--- DO THIS ---
Omit all images, then return the remaining material exactly as it stands.

--- DATA PROVIDED ---
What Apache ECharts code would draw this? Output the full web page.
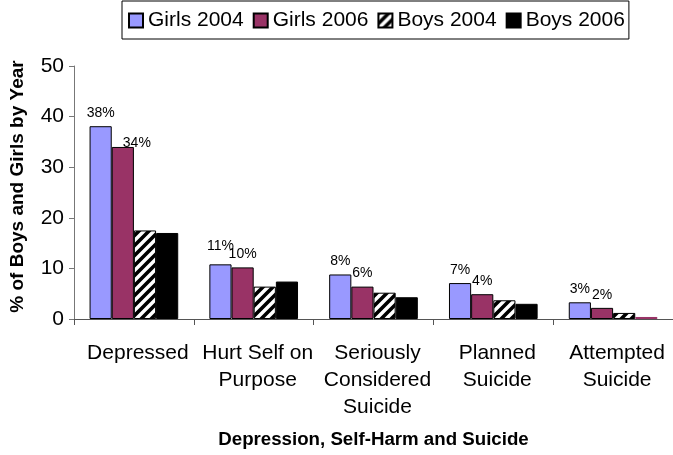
<!DOCTYPE html>
<html><head><meta charset="utf-8">
<script src="https://cdn.jsdelivr.net/npm/echarts@6/dist/echarts.min.js"></script>
<style>html,body{margin:0;padding:0;background:#fff}#c{width:673px;height:455px}</style>
</head><body><div id="c"></div>
<script>
var categories = ['Depressed', 'Hurt Self on\nPurpose', 'Seriously\nConsidered\nSuicide', 'Planned\nSuicide', 'Attempted\nSuicide'];
var seriesNames = ['Girls 2004', 'Girls 2006', 'Boys 2004', 'Boys 2006'];
var girls2004 = [38.1, 10.8, 8.8, 7.1, 3.3];
var girls2006 = [34.0, 10.2, 6.4, 4.9, 2.2];
var boys2004 = [17.5, 6.4, 5.2, 3.7, 1.2];
var boys2006 = [17.0, 7.4, 4.3, 3.0, 0.4];
var girls2004Labels = ['38%', '11%', '8%', '7%', '3%'];
var girls2006Labels = ['34%', '10%', '6%', '4%', '2%'];
var yTicks = [0, 10, 20, 30, 40, 50];

var FONT = "'Liberation Sans', Arial, sans-serif";

function stripePattern() {
  var c = document.createElement('canvas');
  c.width = 10; c.height = 10;
  var ctx = c.getContext('2d');
  ctx.fillStyle = '#fff'; ctx.fillRect(0, 0, 10, 10);
  ctx.strokeStyle = '#000'; ctx.lineWidth = 3.6;
  ctx.beginPath();
  ctx.moveTo(-5, 15); ctx.lineTo(15, -5);
  ctx.moveTo(-10, 10); ctx.lineTo(10, -10);
  ctx.moveTo(0, 20); ctx.lineTo(20, 0);
  ctx.stroke();
  return c;
}

var labelOffsets04 = [[0, 0], [0, -5], [0, 0], [0, 0], [0, 0]];
var labelOffsets06 = [[14, 9], [0, 0], [0, 0], [0, 0], [0, 0]];

function withLabels(vals, texts, offs) {
  return vals.map(function (v, i) {
    return { value: v, label: { formatter: texts[i], offset: offs[i] } };
  });
}

var boys2006Data = boys2006.map(function (v, i) {
  if (i === 4) return { value: v, itemStyle: { color: '#993366', borderColor: '#993366' } };
  return v;
});

var labelStyle = { show: true, position: 'top', distance: 6, fontSize: 14, color: '#000', fontFamily: FONT };
var border = { borderColor: '#000', borderWidth: 1 };

var chart = echarts.init(document.getElementById('c'), null, { renderer: 'canvas' });
chart.setOption({
  animation: false,
  textStyle: { fontFamily: FONT },
  legend: {
    data: seriesNames,
    left: 122, top: 1,
    padding: [9, 4, 8, 6],
    itemWidth: 14, itemHeight: 14, itemGap: 9,
    borderColor: '#000', borderWidth: 1,
    textStyle: { fontSize: 21, color: '#000', fontFamily: FONT },
    icon: 'rect'
  },
  grid: { left: 74, right: -3, top: 66, bottom: 136, containLabel: false },
  xAxis: {
    type: 'category', data: categories,
    name: 'Depression, Self-Harm and Suicide', nameLocation: 'middle', nameGap: 111,
    nameTextStyle: { fontSize: 18.7, fontWeight: 'bold', color: '#000', fontFamily: FONT },
    axisLine: { lineStyle: { color: '#555', width: 1 } },
    axisTick: { show: true, length: 6, lineStyle: { color: '#555' } },
    axisLabel: { fontSize: 21, color: '#000', lineHeight: 27, margin: 21, interval: 0, fontFamily: FONT,
      padding: [0, 0, 0, 8] }
  },
  yAxis: {
    type: 'value', min: 0, max: 50, interval: 10,
    name: '% of Boys and Girls by Year', nameLocation: 'middle', nameGap: 47,
    nameTextStyle: { fontSize: 19, fontWeight: 'bold', color: '#000', fontFamily: FONT,
      padding: [0, 0, 0, 12] },
    axisLine: { show: true, lineStyle: { color: '#777', width: 1 } },
    axisTick: { show: true, length: 5, lineStyle: { color: '#777' } },
    splitLine: { show: false },
    axisLabel: { fontSize: 21, color: '#000', margin: 10, fontFamily: FONT,
      formatter: function (v) { return yTicks.indexOf(v) >= 0 ? String(v) : ''; } }
  },
  series: [
    { name: seriesNames[0], type: 'bar', barGap: '0%', barCategoryGap: '26%',
      itemStyle: Object.assign({ color: '#9999FF' }, border),
      label: labelStyle, data: withLabels(girls2004, girls2004Labels, labelOffsets04) },
    { name: seriesNames[1], type: 'bar', barGap: '0%', barCategoryGap: '26%',
      itemStyle: Object.assign({ color: '#993366' }, border),
      label: labelStyle, data: withLabels(girls2006, girls2006Labels, labelOffsets06) },
    { name: seriesNames[2], type: 'bar', barGap: '0%', barCategoryGap: '26%',
      itemStyle: Object.assign({ color: { image: stripePattern(), repeat: 'repeat' } }, border),
      data: boys2004 },
    { name: seriesNames[3], type: 'bar', barGap: '0%', barCategoryGap: '26%',
      itemStyle: Object.assign({ color: '#000' }, border),
      data: boys2006Data }
  ]
});
</script></body></html>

--- EXERCISE RESPONSE ---
What Apache ECharts code would draw this? Output the full web page.
<!DOCTYPE html>
<html><head><meta charset="utf-8">
<script src="https://cdn.jsdelivr.net/npm/echarts@6/dist/echarts.min.js"></script>
<style>html,body{margin:0;padding:0;background:#fff}#c{width:673px;height:455px}</style>
</head><body><div id="c"></div>
<script>
var categories = ['Depressed', 'Hurt Self on\nPurpose', 'Seriously\nConsidered\nSuicide', 'Planned\nSuicide', 'Attempted\nSuicide'];
var seriesNames = ['Girls 2004', 'Girls 2006', 'Boys 2004', 'Boys 2006'];
var girls2004 = [38.1, 10.8, 8.8, 7.1, 3.3];
var girls2006 = [34.0, 10.2, 6.4, 4.9, 2.2];
var boys2004 = [17.5, 6.4, 5.2, 3.7, 1.2];
var boys2006 = [17.0, 7.4, 4.3, 3.0, 0.4];
var girls2004Labels = ['38%', '11%', '8%', '7%', '3%'];
var girls2006Labels = ['34%', '10%', '6%', '4%', '2%'];
var yTicks = [0, 10, 20, 30, 40, 50];

var FONT = "'Liberation Sans', Arial, sans-serif";

function stripePattern() {
  var c = document.createElement('canvas');
  c.width = 10; c.height = 10;
  var ctx = c.getContext('2d');
  ctx.fillStyle = '#fff'; ctx.fillRect(0, 0, 10, 10);
  ctx.strokeStyle = '#000'; ctx.lineWidth = 3.6;
  ctx.beginPath();
  ctx.moveTo(-5, 15); ctx.lineTo(15, -5);
  ctx.moveTo(-10, 10); ctx.lineTo(10, -10);
  ctx.moveTo(0, 20); ctx.lineTo(20, 0);
  ctx.stroke();
  return c;
}

var labelOffsets04 = [[0, 0], [0, -5], [0, 0], [0, 0], [0, 0]];
var labelOffsets06 = [[14, 9], [0, 0], [0, 0], [0, 0], [0, 0]];

function withLabels(vals, texts, offs) {
  return vals.map(function (v, i) {
    return { value: v, label: { formatter: texts[i], offset: offs[i] } };
  });
}

var boys2006Data = boys2006.map(function (v, i) {
  if (i === 4) return { value: v, itemStyle: { color: '#993366', borderColor: '#993366' } };
  return v;
});

var labelStyle = { show: true, position: 'top', distance: 6, fontSize: 14, color: '#000', fontFamily: FONT };
var border = { borderColor: '#000', borderWidth: 1 };

var chart = echarts.init(document.getElementById('c'), null, { renderer: 'canvas' });
chart.setOption({
  animation: false,
  textStyle: { fontFamily: FONT },
  legend: {
    data: seriesNames,
    left: 122, top: 1,
    padding: [9, 4, 8, 6],
    itemWidth: 14, itemHeight: 14, itemGap: 9,
    borderColor: '#000', borderWidth: 1,
    textStyle: { fontSize: 21, color: '#000', fontFamily: FONT },
    icon: 'rect'
  },
  grid: { left: 74, right: -3, top: 66, bottom: 136, containLabel: false },
  xAxis: {
    type: 'category', data: categories,
    name: 'Depression, Self-Harm and Suicide', nameLocation: 'middle', nameGap: 111,
    nameTextStyle: { fontSize: 18.7, fontWeight: 'bold', color: '#000', fontFamily: FONT },
    axisLine: { lineStyle: { color: '#555', width: 1 } },
    axisTick: { show: true, length: 6, lineStyle: { color: '#555' } },
    axisLabel: { fontSize: 21, color: '#000', lineHeight: 27, margin: 21, interval: 0, fontFamily: FONT,
      padding: [0, 0, 0, 8] }
  },
  yAxis: {
    type: 'value', min: 0, max: 50, interval: 10,
    name: '% of Boys and Girls by Year', nameLocation: 'middle', nameGap: 47,
    nameTextStyle: { fontSize: 19, fontWeight: 'bold', color: '#000', fontFamily: FONT,
      padding: [0, 0, 0, 12] },
    axisLine: { show: true, lineStyle: { color: '#777', width: 1 } },
    axisTick: { show: true, length: 5, lineStyle: { color: '#777' } },
    splitLine: { show: false },
    axisLabel: { fontSize: 21, color: '#000', margin: 10, fontFamily: FONT,
      formatter: function (v) { return yTicks.indexOf(v) >= 0 ? String(v) : ''; } }
  },
  series: [
    { name: seriesNames[0], type: 'bar', barGap: '0%', barCategoryGap: '26%',
      itemStyle: Object.assign({ color: '#9999FF' }, border),
      label: labelStyle, data: withLabels(girls2004, girls2004Labels, labelOffsets04) },
    { name: seriesNames[1], type: 'bar', barGap: '0%', barCategoryGap: '26%',
      itemStyle: Object.assign({ color: '#993366' }, border),
      label: labelStyle, data: withLabels(girls2006, girls2006Labels, labelOffsets06) },
    { name: seriesNames[2], type: 'bar', barGap: '0%', barCategoryGap: '26%',
      itemStyle: Object.assign({ color: { image: stripePattern(), repeat: 'repeat' } }, border),
      data: boys2004 },
    { name: seriesNames[3], type: 'bar', barGap: '0%', barCategoryGap: '26%',
      itemStyle: Object.assign({ color: '#000' }, border),
      data: boys2006Data }
  ]
});
</script></body></html>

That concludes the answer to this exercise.